TASK STATEMENT
Leaving out the pictures, retype all the material exactly.

DATASET EXCERPT
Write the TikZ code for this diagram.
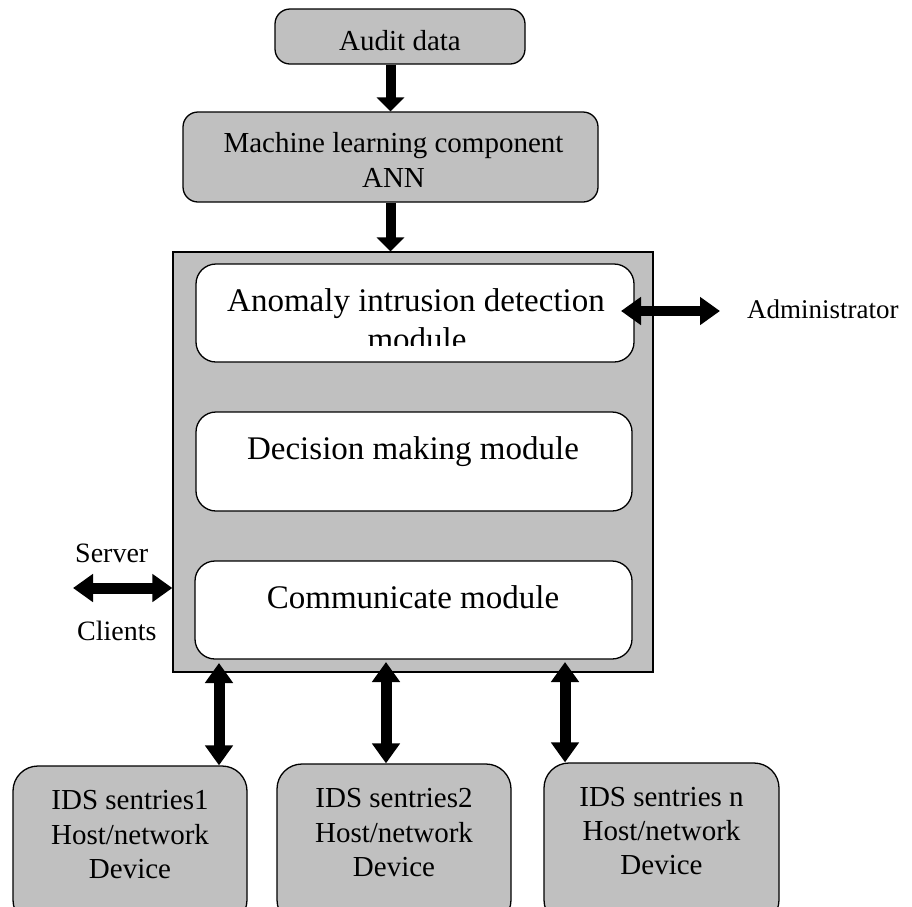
\documentclass[tikz,border=0pt]{standalone}
\usepackage{fontspec}
\setmainfont{Liberation Serif}
\usetikzlibrary{arrows.meta}
\definecolor{panelgray}{RGB}{192,192,192}

\tikzset{
  graybox/.style={draw=black, line width=1.3pt, fill=panelgray, rectangle,
    rounded corners=#1, inner sep=0pt},
  whitebox/.style={draw=black, line width=1.3pt, fill=white, rectangle,
    rounded corners=20pt, inner sep=0pt},
  corebox/.style={draw=black, line width=1.3pt, fill=panelgray, rectangle, inner sep=0pt},
  midtext/.style={font=\fontsize{29pt}{34pt}\selectfont, inner sep=0pt, anchor=base},
  bigtext/.style={font=\fontsize{33pt}{38pt}\selectfont, inner sep=0pt, anchor=base},
  sidetext/.style={font=\fontsize{28pt}{33pt}\selectfont, inner sep=0pt, anchor=base west},
  flowarrow/.style={line width=10pt, -{Triangle[width=27pt,length=14pt]}},
  linkarrow/.style={line width=11pt,
    {Triangle[width=27pt,length=20pt]}-{Triangle[width=27pt,length=20pt]}},
}

\begin{document}
\begin{tikzpicture}[x=1pt, y=-1pt]
  \clip (0,0) rectangle (912,906);
  \fill[white] (0,0) rectangle (912,906);

  % input chain
  \node[graybox=15pt, minimum width=250pt, minimum height=55pt] (audit) at (400,36.5) {};
  \node[midtext] (auditT) at (400,50) {Audit data};

  \node[graybox=15pt, minimum width=415pt, minimum height=90pt] (ml) at (390.5,157) {};
  \node[midtext] (mlA) at (393.5,152) {Machine learning component};
  \node[midtext] (mlB) at (393.5,187) {ANN};

  % IDS core with its three modules
  \node[corebox, minimum width=480pt, minimum height=420pt] (core) at (413,462) {};

  \node[whitebox, minimum width=438pt, minimum height=98pt] (anom) at (415,313) {};
  \node[bigtext] (anomA) at (416,311) {Anomaly intrusion detection};
  \begin{scope}
    \clip (150,250) rectangle (700,345);
    \node[bigtext] (anomB) at (417,350) {module};
  \end{scope}

  \node[whitebox, minimum width=436pt, minimum height=99pt] (dec) at (414,461.5) {};
  \node[bigtext] (decT) at (413,459) {Decision making module};

  \node[whitebox, minimum width=437pt, minimum height=98pt] (com) at (413.5,610) {};
  \node[bigtext] (comT) at (413,608) {Communicate module};

  % sentries
  \node[graybox=25pt, minimum width=234pt, minimum height=159pt] (s1) at (130,845.5) {};
  \node[midtext] (s1a) at (130,809) {IDS sentries1};
  \node[midtext] (s1b) at (130,844) {Host/network};
  \node[midtext] (s1c) at (130,878) {Device};

  \node[graybox=25pt, minimum width=234pt, minimum height=161pt] (s2) at (394,844.5) {};
  \node[midtext] (s2a) at (394,807) {IDS sentries2};
  \node[midtext] (s2b) at (394,842) {Host/network};
  \node[midtext] (s2c) at (394,876) {Device};

  \node[graybox=25pt, minimum width=235pt, minimum height=162pt] (s3) at (661.5,844) {};
  \node[midtext] (s3a) at (661.5,806) {IDS sentries n};
  \node[midtext] (s3b) at (661.5,840) {Host/network};
  \node[midtext] (s3c) at (661.5,874) {Device};

  % side labels
  \node[sidetext, font=\fontsize{27pt}{32pt}\selectfont] (admin) at (747,318) {Administrator};
  \node[sidetext] (server) at (75,562) {Server};
  \node[sidetext] (clients) at (77,640) {Clients};

  % connectors
  \draw[flowarrow] (audit.south -| ml.north) -- (ml.north);
  \draw[flowarrow] (ml.south) -- (ml.south |- core.north);

  \coordinate (admTip) at (621,311);
  \coordinate (admEnd) at (720,311);
  \draw[linkarrow, line width=10pt] (admTip) -- (admEnd);

  \coordinate (srvTip) at (73,588);
  \draw[linkarrow] (srvTip) -- (srvTip -| core.west);

  \coordinate (c1) at (219,663);
  \coordinate (c2) at (386,662);
  \coordinate (c3) at (565,662);
  \draw[linkarrow] (c1) -- (c1 |- s1.north);
  \draw[linkarrow] (c2) -- (c2 |- s2.north);
  \draw[linkarrow] (c3) -- (c3 |- s3.north);
\end{tikzpicture}
\end{document}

CORRECT OUTPUT
Write the TikZ code for this diagram.
\documentclass[tikz,border=0pt]{standalone}
\usepackage{fontspec}
\setmainfont{Liberation Serif}
\usetikzlibrary{arrows.meta}
\definecolor{panelgray}{RGB}{192,192,192}

\tikzset{
  graybox/.style={draw=black, line width=1.3pt, fill=panelgray, rectangle,
    rounded corners=#1, inner sep=0pt},
  whitebox/.style={draw=black, line width=1.3pt, fill=white, rectangle,
    rounded corners=20pt, inner sep=0pt},
  corebox/.style={draw=black, line width=1.3pt, fill=panelgray, rectangle, inner sep=0pt},
  midtext/.style={font=\fontsize{29pt}{34pt}\selectfont, inner sep=0pt, anchor=base},
  bigtext/.style={font=\fontsize{33pt}{38pt}\selectfont, inner sep=0pt, anchor=base},
  sidetext/.style={font=\fontsize{28pt}{33pt}\selectfont, inner sep=0pt, anchor=base west},
  flowarrow/.style={line width=10pt, -{Triangle[width=27pt,length=14pt]}},
  linkarrow/.style={line width=11pt,
    {Triangle[width=27pt,length=20pt]}-{Triangle[width=27pt,length=20pt]}},
}

\begin{document}
\begin{tikzpicture}[x=1pt, y=-1pt]
  \clip (0,0) rectangle (912,906);
  \fill[white] (0,0) rectangle (912,906);

  % input chain
  \node[graybox=15pt, minimum width=250pt, minimum height=55pt] (audit) at (400,36.5) {};
  \node[midtext] (auditT) at (400,50) {Audit data};

  \node[graybox=15pt, minimum width=415pt, minimum height=90pt] (ml) at (390.5,157) {};
  \node[midtext] (mlA) at (393.5,152) {Machine learning component};
  \node[midtext] (mlB) at (393.5,187) {ANN};

  % IDS core with its three modules
  \node[corebox, minimum width=480pt, minimum height=420pt] (core) at (413,462) {};

  \node[whitebox, minimum width=438pt, minimum height=98pt] (anom) at (415,313) {};
  \node[bigtext] (anomA) at (416,311) {Anomaly intrusion detection};
  \begin{scope}
    \clip (150,250) rectangle (700,345);
    \node[bigtext] (anomB) at (417,350) {module};
  \end{scope}

  \node[whitebox, minimum width=436pt, minimum height=99pt] (dec) at (414,461.5) {};
  \node[bigtext] (decT) at (413,459) {Decision making module};

  \node[whitebox, minimum width=437pt, minimum height=98pt] (com) at (413.5,610) {};
  \node[bigtext] (comT) at (413,608) {Communicate module};

  % sentries
  \node[graybox=25pt, minimum width=234pt, minimum height=159pt] (s1) at (130,845.5) {};
  \node[midtext] (s1a) at (130,809) {IDS sentries1};
  \node[midtext] (s1b) at (130,844) {Host/network};
  \node[midtext] (s1c) at (130,878) {Device};

  \node[graybox=25pt, minimum width=234pt, minimum height=161pt] (s2) at (394,844.5) {};
  \node[midtext] (s2a) at (394,807) {IDS sentries2};
  \node[midtext] (s2b) at (394,842) {Host/network};
  \node[midtext] (s2c) at (394,876) {Device};

  \node[graybox=25pt, minimum width=235pt, minimum height=162pt] (s3) at (661.5,844) {};
  \node[midtext] (s3a) at (661.5,806) {IDS sentries n};
  \node[midtext] (s3b) at (661.5,840) {Host/network};
  \node[midtext] (s3c) at (661.5,874) {Device};

  % side labels
  \node[sidetext, font=\fontsize{27pt}{32pt}\selectfont] (admin) at (747,318) {Administrator};
  \node[sidetext] (server) at (75,562) {Server};
  \node[sidetext] (clients) at (77,640) {Clients};

  % connectors
  \draw[flowarrow] (audit.south -| ml.north) -- (ml.north);
  \draw[flowarrow] (ml.south) -- (ml.south |- core.north);

  \coordinate (admTip) at (621,311);
  \coordinate (admEnd) at (720,311);
  \draw[linkarrow, line width=10pt] (admTip) -- (admEnd);

  \coordinate (srvTip) at (73,588);
  \draw[linkarrow] (srvTip) -- (srvTip -| core.west);

  \coordinate (c1) at (219,663);
  \coordinate (c2) at (386,662);
  \coordinate (c3) at (565,662);
  \draw[linkarrow] (c1) -- (c1 |- s1.north);
  \draw[linkarrow] (c2) -- (c2 |- s2.north);
  \draw[linkarrow] (c3) -- (c3 |- s3.north);
\end{tikzpicture}
\end{document}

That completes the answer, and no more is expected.